» **SET PROBLEM**:
Retype the run of lines that opens with the line containing "Convert this chart to matplotlib code." and closes with the line containing "W, H = 716, 407", exactly and inclusively, but skip the pictures.

» **SUPPLIED RECORDS**:
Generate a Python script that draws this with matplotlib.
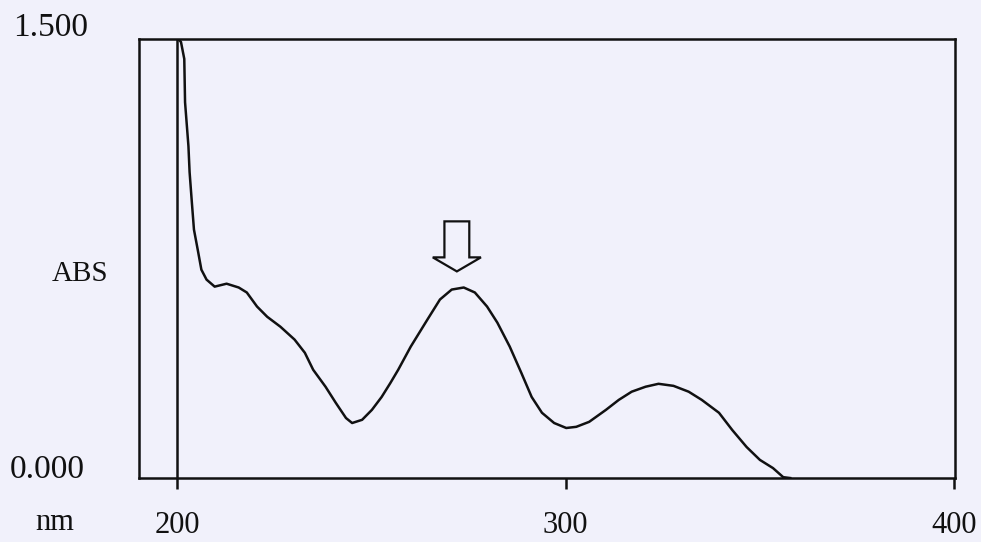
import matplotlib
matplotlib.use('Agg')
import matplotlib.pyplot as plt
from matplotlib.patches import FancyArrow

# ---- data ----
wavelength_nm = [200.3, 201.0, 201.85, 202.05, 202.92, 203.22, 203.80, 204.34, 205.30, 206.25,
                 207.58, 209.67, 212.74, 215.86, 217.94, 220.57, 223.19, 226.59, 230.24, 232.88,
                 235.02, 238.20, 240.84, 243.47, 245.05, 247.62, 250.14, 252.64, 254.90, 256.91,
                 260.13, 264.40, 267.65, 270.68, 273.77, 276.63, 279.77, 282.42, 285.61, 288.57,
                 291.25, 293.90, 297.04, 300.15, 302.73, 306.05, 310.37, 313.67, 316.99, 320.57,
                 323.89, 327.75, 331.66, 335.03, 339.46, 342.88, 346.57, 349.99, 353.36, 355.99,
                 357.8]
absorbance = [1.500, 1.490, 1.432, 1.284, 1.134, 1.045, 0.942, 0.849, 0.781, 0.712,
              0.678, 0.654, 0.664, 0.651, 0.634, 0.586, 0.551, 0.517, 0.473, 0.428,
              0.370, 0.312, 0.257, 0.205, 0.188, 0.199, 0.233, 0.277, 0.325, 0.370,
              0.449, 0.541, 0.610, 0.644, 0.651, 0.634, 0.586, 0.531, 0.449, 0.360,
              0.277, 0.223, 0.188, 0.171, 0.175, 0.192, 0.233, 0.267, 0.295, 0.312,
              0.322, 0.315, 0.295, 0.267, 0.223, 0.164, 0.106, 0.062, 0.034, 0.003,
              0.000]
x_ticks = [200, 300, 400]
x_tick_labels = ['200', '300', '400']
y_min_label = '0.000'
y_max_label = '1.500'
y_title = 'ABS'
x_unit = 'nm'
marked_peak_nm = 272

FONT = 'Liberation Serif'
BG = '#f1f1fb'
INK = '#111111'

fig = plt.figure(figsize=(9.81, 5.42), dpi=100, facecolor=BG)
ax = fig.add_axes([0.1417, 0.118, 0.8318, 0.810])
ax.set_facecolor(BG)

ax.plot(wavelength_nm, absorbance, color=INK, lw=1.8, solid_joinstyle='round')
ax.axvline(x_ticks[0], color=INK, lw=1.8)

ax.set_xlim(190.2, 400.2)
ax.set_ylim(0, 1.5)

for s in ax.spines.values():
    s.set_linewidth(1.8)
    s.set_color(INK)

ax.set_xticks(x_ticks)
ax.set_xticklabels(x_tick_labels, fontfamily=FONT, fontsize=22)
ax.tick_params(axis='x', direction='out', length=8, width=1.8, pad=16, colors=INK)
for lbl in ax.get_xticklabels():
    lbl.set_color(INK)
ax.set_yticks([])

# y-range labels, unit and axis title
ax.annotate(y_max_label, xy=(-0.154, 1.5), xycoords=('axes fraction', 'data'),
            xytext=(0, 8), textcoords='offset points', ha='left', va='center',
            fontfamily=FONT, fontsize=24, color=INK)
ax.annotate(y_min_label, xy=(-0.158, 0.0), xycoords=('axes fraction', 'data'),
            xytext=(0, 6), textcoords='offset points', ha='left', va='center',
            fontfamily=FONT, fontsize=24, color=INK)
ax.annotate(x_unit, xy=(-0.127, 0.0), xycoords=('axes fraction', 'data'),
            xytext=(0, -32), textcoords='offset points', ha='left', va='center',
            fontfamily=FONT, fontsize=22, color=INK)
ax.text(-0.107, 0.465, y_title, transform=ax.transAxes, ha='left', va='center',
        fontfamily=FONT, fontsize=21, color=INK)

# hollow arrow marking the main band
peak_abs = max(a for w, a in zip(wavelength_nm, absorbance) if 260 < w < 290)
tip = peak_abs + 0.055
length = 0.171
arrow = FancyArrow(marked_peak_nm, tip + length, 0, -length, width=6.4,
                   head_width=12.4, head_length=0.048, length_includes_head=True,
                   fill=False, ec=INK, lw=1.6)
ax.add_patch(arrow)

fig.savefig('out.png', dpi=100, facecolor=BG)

==

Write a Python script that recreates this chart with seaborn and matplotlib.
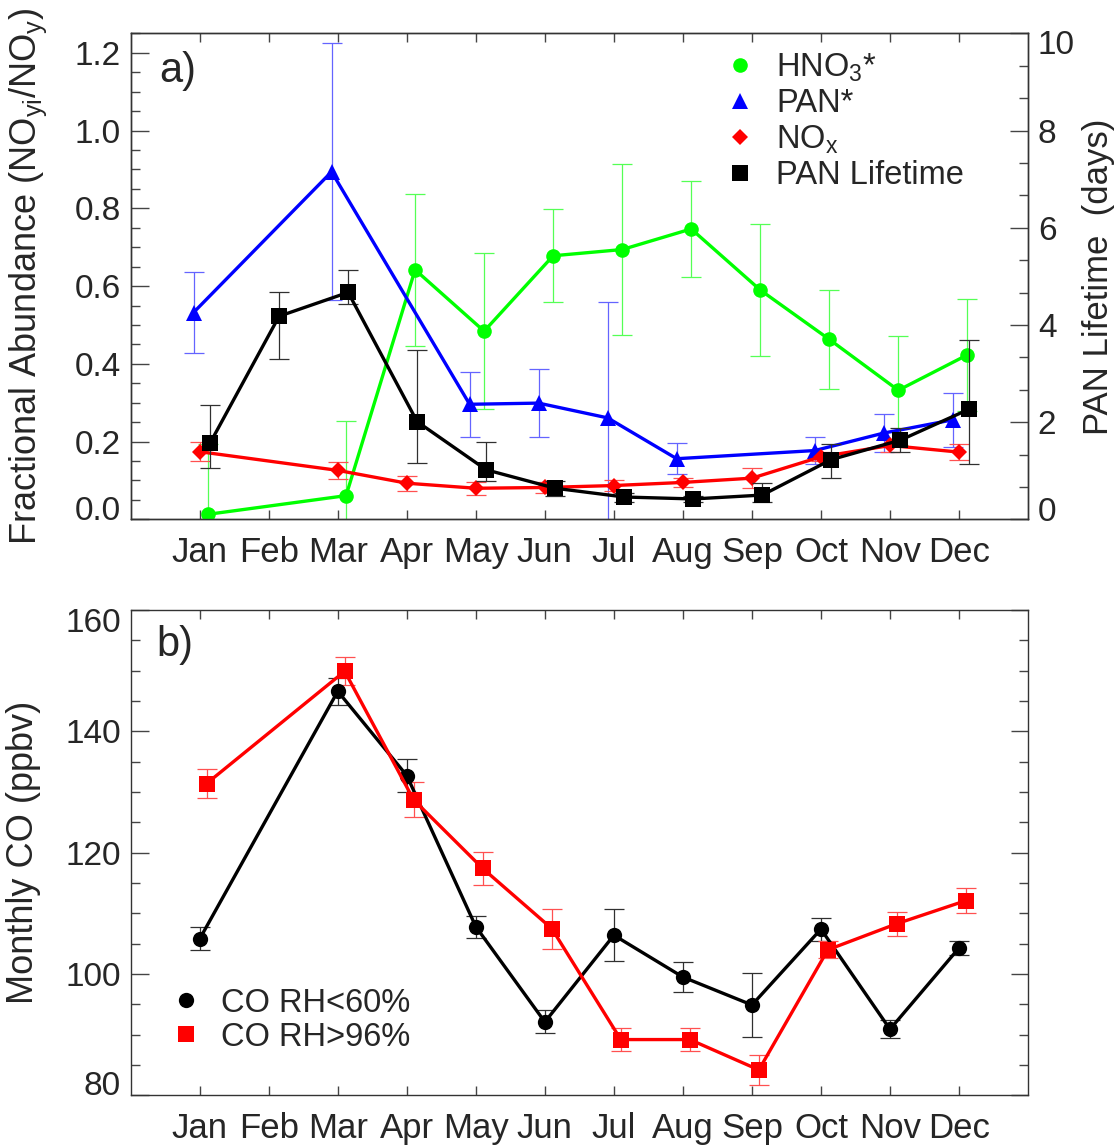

==

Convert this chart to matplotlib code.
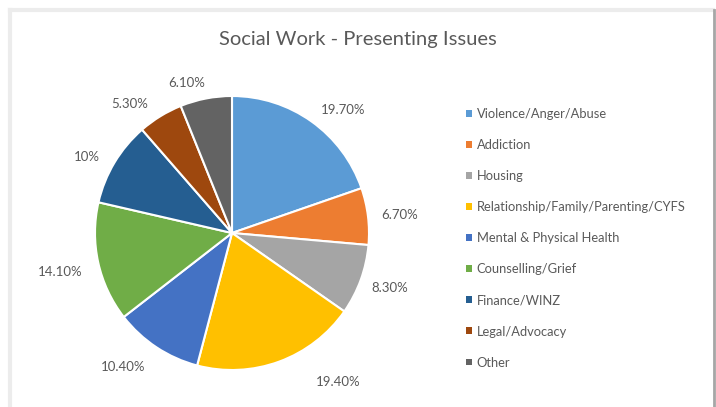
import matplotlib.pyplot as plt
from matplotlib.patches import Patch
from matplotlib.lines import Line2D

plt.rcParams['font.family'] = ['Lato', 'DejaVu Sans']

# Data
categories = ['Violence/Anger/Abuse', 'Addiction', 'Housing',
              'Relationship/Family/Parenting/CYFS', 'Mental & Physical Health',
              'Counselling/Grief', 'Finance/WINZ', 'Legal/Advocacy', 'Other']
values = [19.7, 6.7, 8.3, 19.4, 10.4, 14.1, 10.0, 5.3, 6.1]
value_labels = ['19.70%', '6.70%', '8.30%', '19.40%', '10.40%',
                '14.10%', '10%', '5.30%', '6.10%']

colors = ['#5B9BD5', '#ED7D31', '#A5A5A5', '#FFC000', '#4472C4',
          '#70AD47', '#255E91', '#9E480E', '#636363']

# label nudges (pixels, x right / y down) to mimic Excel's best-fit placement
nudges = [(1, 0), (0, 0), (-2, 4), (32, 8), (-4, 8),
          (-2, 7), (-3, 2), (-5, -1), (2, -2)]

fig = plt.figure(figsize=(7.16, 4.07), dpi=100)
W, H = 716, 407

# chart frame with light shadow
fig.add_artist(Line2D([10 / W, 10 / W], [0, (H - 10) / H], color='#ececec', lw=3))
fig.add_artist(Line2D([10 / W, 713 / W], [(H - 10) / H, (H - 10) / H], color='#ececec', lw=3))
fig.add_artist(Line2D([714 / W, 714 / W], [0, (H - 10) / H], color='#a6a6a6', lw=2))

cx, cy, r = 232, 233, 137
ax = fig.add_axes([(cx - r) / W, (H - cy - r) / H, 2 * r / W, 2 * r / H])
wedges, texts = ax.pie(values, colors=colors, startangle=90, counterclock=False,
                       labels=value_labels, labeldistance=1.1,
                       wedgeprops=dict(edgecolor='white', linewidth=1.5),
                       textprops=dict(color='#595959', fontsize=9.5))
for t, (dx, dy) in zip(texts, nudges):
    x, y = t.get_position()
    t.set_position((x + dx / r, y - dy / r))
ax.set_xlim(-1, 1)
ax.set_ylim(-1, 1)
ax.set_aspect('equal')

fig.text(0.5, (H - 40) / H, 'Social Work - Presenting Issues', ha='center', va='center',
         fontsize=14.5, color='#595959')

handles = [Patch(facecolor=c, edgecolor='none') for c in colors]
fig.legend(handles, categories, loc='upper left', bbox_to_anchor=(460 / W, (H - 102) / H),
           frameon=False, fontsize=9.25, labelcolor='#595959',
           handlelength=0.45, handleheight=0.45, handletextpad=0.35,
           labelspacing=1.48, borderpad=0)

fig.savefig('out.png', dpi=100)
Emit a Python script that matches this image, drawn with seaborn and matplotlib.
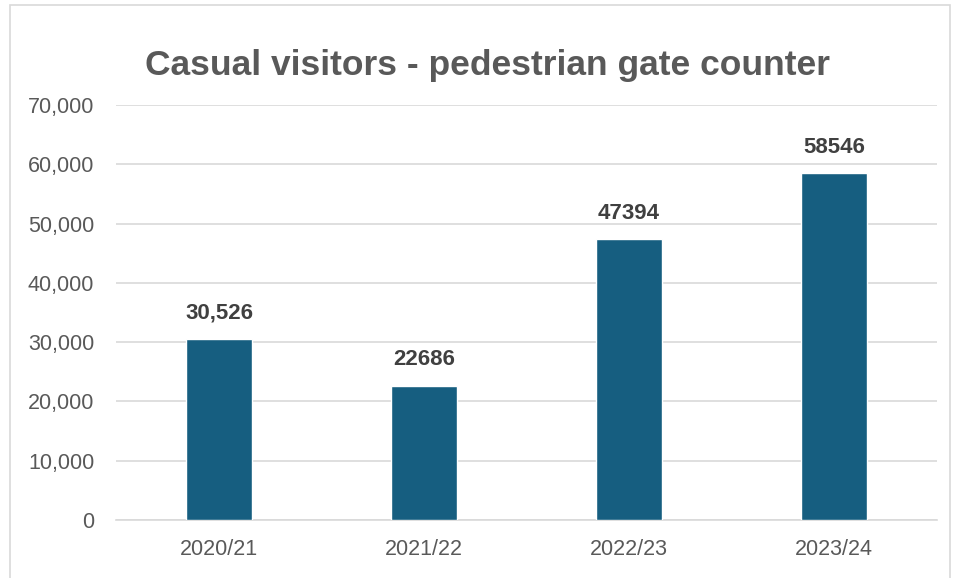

» **FULL ANSWER**:
Convert this chart to matplotlib code.
import matplotlib.pyplot as plt
from matplotlib.patches import Patch
from matplotlib.lines import Line2D

plt.rcParams['font.family'] = ['Lato', 'DejaVu Sans']

# Data
categories = ['Violence/Anger/Abuse', 'Addiction', 'Housing',
              'Relationship/Family/Parenting/CYFS', 'Mental & Physical Health',
              'Counselling/Grief', 'Finance/WINZ', 'Legal/Advocacy', 'Other']
values = [19.7, 6.7, 8.3, 19.4, 10.4, 14.1, 10.0, 5.3, 6.1]
value_labels = ['19.70%', '6.70%', '8.30%', '19.40%', '10.40%',
                '14.10%', '10%', '5.30%', '6.10%']

colors = ['#5B9BD5', '#ED7D31', '#A5A5A5', '#FFC000', '#4472C4',
          '#70AD47', '#255E91', '#9E480E', '#636363']

# label nudges (pixels, x right / y down) to mimic Excel's best-fit placement
nudges = [(1, 0), (0, 0), (-2, 4), (32, 8), (-4, 8),
          (-2, 7), (-3, 2), (-5, -1), (2, -2)]

fig = plt.figure(figsize=(7.16, 4.07), dpi=100)
W, H = 716, 407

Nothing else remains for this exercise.